With lap two finishing up, that could only mean one thing: Wilcox time. Right on cue, the cheers for Geekhouse picked up and Dave came storming past on a straightaway. Well, I rode that wheel to "victory" last weekend, might as well try again. I found that extra level of suffering that only exists when chasing your #1 nemesis and got down to business.
Unfortunately we were going about half the speed of Northampton so there was no "sit on his wheel and win the sprint" strategy to be had... we just rode as hard as we could in the same general vicinity to one another. The only exception was on the pavement, where I put in a couple huge efforts to close the gap for a brief draft.
After four laps it seemed like I'd gained the upper hand, as I'd established an insurmountable five-second lead.

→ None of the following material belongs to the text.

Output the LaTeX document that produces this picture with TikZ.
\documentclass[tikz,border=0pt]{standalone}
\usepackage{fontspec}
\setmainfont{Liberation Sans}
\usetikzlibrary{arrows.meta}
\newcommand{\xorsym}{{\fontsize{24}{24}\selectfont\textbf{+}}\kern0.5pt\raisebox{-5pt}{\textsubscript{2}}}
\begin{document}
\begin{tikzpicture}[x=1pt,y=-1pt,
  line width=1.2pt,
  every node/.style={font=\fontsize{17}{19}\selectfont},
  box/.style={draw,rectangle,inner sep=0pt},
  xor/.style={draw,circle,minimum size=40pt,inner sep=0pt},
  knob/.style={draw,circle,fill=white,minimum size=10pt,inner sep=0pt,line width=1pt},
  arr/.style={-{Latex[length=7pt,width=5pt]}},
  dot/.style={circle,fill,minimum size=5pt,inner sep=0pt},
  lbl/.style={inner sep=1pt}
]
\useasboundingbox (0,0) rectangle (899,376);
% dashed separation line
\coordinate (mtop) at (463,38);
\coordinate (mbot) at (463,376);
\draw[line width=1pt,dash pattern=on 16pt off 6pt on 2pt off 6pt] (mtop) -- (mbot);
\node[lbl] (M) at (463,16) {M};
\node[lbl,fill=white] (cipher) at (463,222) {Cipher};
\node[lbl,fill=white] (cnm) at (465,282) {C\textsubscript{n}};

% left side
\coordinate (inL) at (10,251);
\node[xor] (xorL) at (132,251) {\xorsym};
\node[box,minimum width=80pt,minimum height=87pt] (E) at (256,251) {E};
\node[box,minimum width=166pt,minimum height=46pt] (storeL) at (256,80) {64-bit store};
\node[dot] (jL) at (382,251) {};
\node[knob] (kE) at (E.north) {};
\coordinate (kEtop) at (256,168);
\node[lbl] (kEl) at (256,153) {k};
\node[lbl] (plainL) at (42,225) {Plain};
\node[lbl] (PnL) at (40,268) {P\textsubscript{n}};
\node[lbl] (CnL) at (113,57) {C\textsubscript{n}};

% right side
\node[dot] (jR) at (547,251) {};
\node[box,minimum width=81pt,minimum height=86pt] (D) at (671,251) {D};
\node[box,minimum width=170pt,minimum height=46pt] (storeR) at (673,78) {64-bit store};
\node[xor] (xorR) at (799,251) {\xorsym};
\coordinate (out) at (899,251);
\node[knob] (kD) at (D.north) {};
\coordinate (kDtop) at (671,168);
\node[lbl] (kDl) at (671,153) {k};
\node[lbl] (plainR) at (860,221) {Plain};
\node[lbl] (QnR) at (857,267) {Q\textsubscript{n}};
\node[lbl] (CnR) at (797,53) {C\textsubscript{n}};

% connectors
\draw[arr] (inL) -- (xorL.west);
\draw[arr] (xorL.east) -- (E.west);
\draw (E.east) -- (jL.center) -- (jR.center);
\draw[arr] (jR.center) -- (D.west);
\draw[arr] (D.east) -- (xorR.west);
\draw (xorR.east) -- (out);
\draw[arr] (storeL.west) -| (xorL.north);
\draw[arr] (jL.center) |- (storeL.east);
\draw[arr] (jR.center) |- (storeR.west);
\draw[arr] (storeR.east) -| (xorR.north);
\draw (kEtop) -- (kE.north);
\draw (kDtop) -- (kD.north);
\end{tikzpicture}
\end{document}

But Dave does not feel pain like normal men. After a particularly tough uphill section in mud, I tried to back off for a mere 20 seconds before going back to KILLKILLKILL mode. Bad idea. He closed the gap and went right by, and just like that I was chasing again.
Make no mistake, the course was littered with other racers, but the only one I was paying attention to was Dave. I was dimly aware that I kept having to pass guys to stay with him, which was getting kind of annoying, because I wanted to rest on their wheels, but stupid Dave kept going around. So I'd chase after him, yet again.

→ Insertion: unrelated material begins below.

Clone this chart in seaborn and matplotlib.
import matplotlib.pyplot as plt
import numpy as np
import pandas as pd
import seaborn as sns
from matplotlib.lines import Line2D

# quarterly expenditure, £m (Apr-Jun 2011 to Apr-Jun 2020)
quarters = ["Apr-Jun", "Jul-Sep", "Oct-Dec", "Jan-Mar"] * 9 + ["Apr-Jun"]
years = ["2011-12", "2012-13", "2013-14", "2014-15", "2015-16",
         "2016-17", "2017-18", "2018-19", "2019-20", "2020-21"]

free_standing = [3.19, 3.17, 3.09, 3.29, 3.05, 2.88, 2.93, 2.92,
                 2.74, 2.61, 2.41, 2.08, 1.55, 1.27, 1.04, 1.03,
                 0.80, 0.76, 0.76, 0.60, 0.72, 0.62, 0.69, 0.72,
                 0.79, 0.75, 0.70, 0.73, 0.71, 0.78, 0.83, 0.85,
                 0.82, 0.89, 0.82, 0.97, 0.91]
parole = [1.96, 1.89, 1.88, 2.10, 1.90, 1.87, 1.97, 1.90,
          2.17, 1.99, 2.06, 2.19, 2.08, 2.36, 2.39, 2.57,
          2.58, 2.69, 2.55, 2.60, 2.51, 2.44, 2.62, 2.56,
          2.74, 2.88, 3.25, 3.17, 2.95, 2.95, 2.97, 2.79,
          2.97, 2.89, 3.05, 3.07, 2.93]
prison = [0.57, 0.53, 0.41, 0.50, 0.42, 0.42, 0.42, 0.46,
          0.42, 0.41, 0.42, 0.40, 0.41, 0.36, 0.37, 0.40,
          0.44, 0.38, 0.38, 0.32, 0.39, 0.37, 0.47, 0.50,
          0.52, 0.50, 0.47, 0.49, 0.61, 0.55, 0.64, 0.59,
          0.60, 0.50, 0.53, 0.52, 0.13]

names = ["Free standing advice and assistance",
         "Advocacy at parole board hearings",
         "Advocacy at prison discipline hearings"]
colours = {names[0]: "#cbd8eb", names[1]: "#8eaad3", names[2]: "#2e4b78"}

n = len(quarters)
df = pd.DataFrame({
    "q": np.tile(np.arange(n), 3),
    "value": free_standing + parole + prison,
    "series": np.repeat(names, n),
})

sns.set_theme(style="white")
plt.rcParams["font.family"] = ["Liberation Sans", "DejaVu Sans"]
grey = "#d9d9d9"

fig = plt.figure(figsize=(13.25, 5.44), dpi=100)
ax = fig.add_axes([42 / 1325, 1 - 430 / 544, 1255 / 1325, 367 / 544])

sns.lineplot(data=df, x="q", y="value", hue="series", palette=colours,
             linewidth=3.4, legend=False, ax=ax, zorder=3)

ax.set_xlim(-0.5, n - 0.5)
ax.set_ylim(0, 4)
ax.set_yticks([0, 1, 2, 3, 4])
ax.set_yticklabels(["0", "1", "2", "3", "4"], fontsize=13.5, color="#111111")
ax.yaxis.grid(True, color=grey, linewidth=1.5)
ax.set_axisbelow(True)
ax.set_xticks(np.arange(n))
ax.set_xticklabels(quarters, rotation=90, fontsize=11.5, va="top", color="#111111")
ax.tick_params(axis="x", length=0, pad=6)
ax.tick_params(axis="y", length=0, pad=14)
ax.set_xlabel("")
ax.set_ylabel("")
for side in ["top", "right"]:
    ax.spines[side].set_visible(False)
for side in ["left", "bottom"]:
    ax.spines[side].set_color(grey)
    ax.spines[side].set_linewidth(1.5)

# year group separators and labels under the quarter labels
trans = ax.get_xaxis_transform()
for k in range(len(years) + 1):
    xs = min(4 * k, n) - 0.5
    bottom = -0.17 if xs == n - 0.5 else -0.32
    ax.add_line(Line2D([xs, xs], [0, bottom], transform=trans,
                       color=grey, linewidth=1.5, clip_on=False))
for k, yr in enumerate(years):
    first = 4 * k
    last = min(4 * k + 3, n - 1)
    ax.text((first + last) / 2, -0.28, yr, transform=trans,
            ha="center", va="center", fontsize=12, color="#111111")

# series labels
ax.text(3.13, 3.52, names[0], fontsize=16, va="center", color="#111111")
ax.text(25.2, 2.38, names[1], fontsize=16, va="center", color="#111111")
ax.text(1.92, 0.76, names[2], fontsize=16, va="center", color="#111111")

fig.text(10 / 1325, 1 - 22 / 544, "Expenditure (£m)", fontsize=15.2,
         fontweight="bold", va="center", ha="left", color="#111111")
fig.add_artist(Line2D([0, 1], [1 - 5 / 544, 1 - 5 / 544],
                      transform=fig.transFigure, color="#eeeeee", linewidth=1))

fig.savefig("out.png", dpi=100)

The other guy in the race worth worrying about was Tim Johnson, because he was slaying it -- 50 seconds over Trebon, last I heard on the PA -- and when he's putting that kind of time into Ryan you better believe I'm getting lapped. Starting my sixth lap Linnea gave me a heads up that I was down to a 60 second lead on him -- so that's the bell, right there.

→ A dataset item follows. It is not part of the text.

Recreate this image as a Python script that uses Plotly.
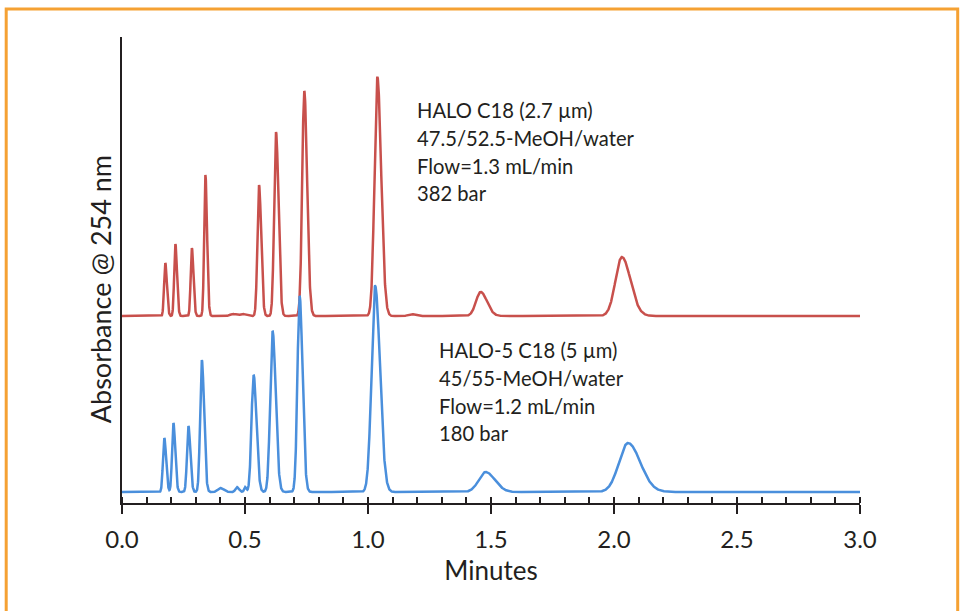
import numpy as np
import plotly.graph_objects as go

# ---- Data (time in min, height & width in arbitrary units) ----
red_times   = [0.176, 0.217, 0.284, 0.339, 0.557, 0.626, 0.741, 1.038, 1.458, 2.032, 0.45, 0.49, 1.175]
red_heights = [53, 72, 68, 141, 131, 184, 225, 239, 24, 59, 2, 2, 2]
red_sigmas  = [0.0048, 0.0048, 0.0048, 0.005, 0.0065, 0.0075, 0.0085, 0.0115, 0.019, 0.026, 0.01, 0.01, 0.012]
red_offset  = 187

blue_times   = [0.172, 0.209, 0.270, 0.3245, 0.535, 0.612, 0.722, 1.029, 1.478, 2.057, 0.40, 0.467, 0.50]
blue_heights = [54, 69, 66, 132, 117, 161, 196, 206, 20, 49, 4, 5, 5]
blue_sigmas  = [0.0055, 0.0055, 0.0058, 0.0068, 0.0085, 0.0095, 0.0088, 0.0145, 0.028, 0.037, 0.01, 0.006, 0.004]
blue_offset  = 11

x_tick_vals = [0.0, 0.5, 1.0, 1.5, 2.0, 2.5, 3.0]
x_tick_text = ["0.0", "0.5", "1.0", "1.5", "2.0", "2.5", "3.0"]

red_label  = ["HALO C18 (2.7 µm)", "47.5/52.5-MeOH/water", "Flow=1.3 mL/min", "382 bar"]
blue_label = ["HALO-5 C18 (5 µm)", "45/55-MeOH/water", "Flow=1.2 mL/min", "180 bar"]
y_title = "Absorbance @ 254 nm"
x_title = "Minutes"

TAIL = 1.35  # right-side width factor (peak tailing)
t = np.linspace(0, 3.0, 6001)

def trace_from_peaks(times, heights, sigmas, offset):
    y = np.full_like(t, float(offset))
    for tr, h, s in zip(times, heights, sigmas):
        sig = np.where(t < tr, s, s * TAIL)
        y += h * np.exp(-0.5 * ((t - tr) / sig) ** 2)
    return y

y_red = trace_from_peaks(red_times, red_heights, red_sigmas, red_offset)
y_blue = trace_from_peaks(blue_times, blue_heights, blue_sigmas, blue_offset)

FONT = "Lato"
INK = "#231F20"

fig = go.Figure()
fig.add_trace(go.Scatter(x=t, y=y_red, mode="lines", line=dict(color="#C8504C", width=2.5),
                         showlegend=False, hoverinfo="skip"))
fig.add_trace(go.Scatter(x=t, y=y_blue, mode="lines", line=dict(color="#4A8FDC", width=2.5),
                         showlegend=False, hoverinfo="skip"))

W, H = 964, 611
L, T = 122.3, 37
R = W - 860.3
B = H - 503
pw, ph = W - L - R, H - T - B

fig.update_layout(
    width=W, height=H,
    margin=dict(l=L, r=R, t=T, b=B, autoexpand=False),
    paper_bgcolor="white", plot_bgcolor="white",
    font=dict(family=FONT, color=INK),
    xaxis=dict(
        range=[0, 3.0], showgrid=False, zeroline=False,
        showline=True, linecolor=INK, linewidth=2,
        ticks="outside", ticklen=9, tickwidth=2, tickcolor=INK,
        tickvals=x_tick_vals, ticktext=x_tick_text,
        tickfont=dict(size=24, family=FONT, color=INK),
        ticklabelstandoff=5,
        minor=dict(ticks="inside", dtick=0.1, ticklen=6, tickwidth=1.5, tickcolor=INK),
        title=dict(text=x_title, font=dict(size=26, family=FONT, color=INK), standoff=10),
    ),
    yaxis=dict(
        range=[0, ph], showgrid=False, zeroline=False,
        showline=True, linecolor=INK, linewidth=2,
        ticks="", showticklabels=False,
    ),
)

def px_to_xpaper(px):
    return (px - L) / pw

def px_to_ypaper(py):
    return (H - B - py) / ph

# y-axis title (placed as rotated text to match its offset position)
fig.add_annotation(x=px_to_xpaper(101), y=px_to_ypaper(289.5), xref="paper", yref="paper",
                   text=y_title, showarrow=False, textangle=-90, xanchor="center", yanchor="middle",
                   font=dict(size=27, family=FONT, color=INK))

for i, line in enumerate(red_label):
    fig.add_annotation(x=px_to_xpaper(415), y=px_to_ypaper(110 + 27.8 * i), xref="paper", yref="paper",
                       text=line, showarrow=False, xanchor="left", yanchor="middle",
                       font=dict(size=20.2, family=FONT, color=INK))
for i, line in enumerate(blue_label):
    fig.add_annotation(x=px_to_xpaper(437), y=px_to_ypaper(350 + 27.8 * i), xref="paper", yref="paper",
                       text=line, showarrow=False, xanchor="left", yanchor="middle",
                       font=dict(size=20.2, family=FONT, color=INK))

# orange frame around the figure
fig.add_shape(type="rect", xref="paper", yref="paper",
              x0=px_to_xpaper(6.5), x1=px_to_xpaper(958), y0=px_to_ypaper(625), y1=px_to_ypaper(9),
              line=dict(color="#F5A133", width=3), fillcolor="rgba(0,0,0,0)", layer="below")

fig.write_html("out.html", config={"displayModeBar": False},
               post_script="document.body.style.margin='0';document.body.style.overflow='hidden';")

I was all over Dave's rear wheel, because hey, bike racing! And eventually I paid for it -- lapping wheels when he slowed and took a line I didn't like, foot down, off into the deepest, stiffest mud that no one was riding. And there's the gap.
We weren't alone, either, a Canadian guy was up there with Dave and they were pushing each other hard. My chase was briefly interrupted to let Tim pass (he declined the high five, of course) and I when I got back on the gas I was pretty much resigned to not catching them. They hit the loooong finish stretch a good five or more seconds ahead of me and Dave opened the sprint up.
I will assume his opponent was too PRO to try hard after being lapped, because he had zero response -- either that or he totally failed to hear them explain how it works when you're lapped each day. In any case, he pedaled like he was glad to be done, 200m from the line. I recognized an opportunity for a ninja attack.
I gassed it as hard as I dared while looking casual and staying seated until he looked back. As soon as he looked ahead, GO TIME! I got a good six seconds of full out-of-the-saddle afterburners in before he looked back again. He tried to sprint, but I had a solid 15 mph head start. It was like I was a hawk diving out of the sky on a rabbit. He never had a chance. I went smoking past and pulled off 39th place at a USGP. Holy crap!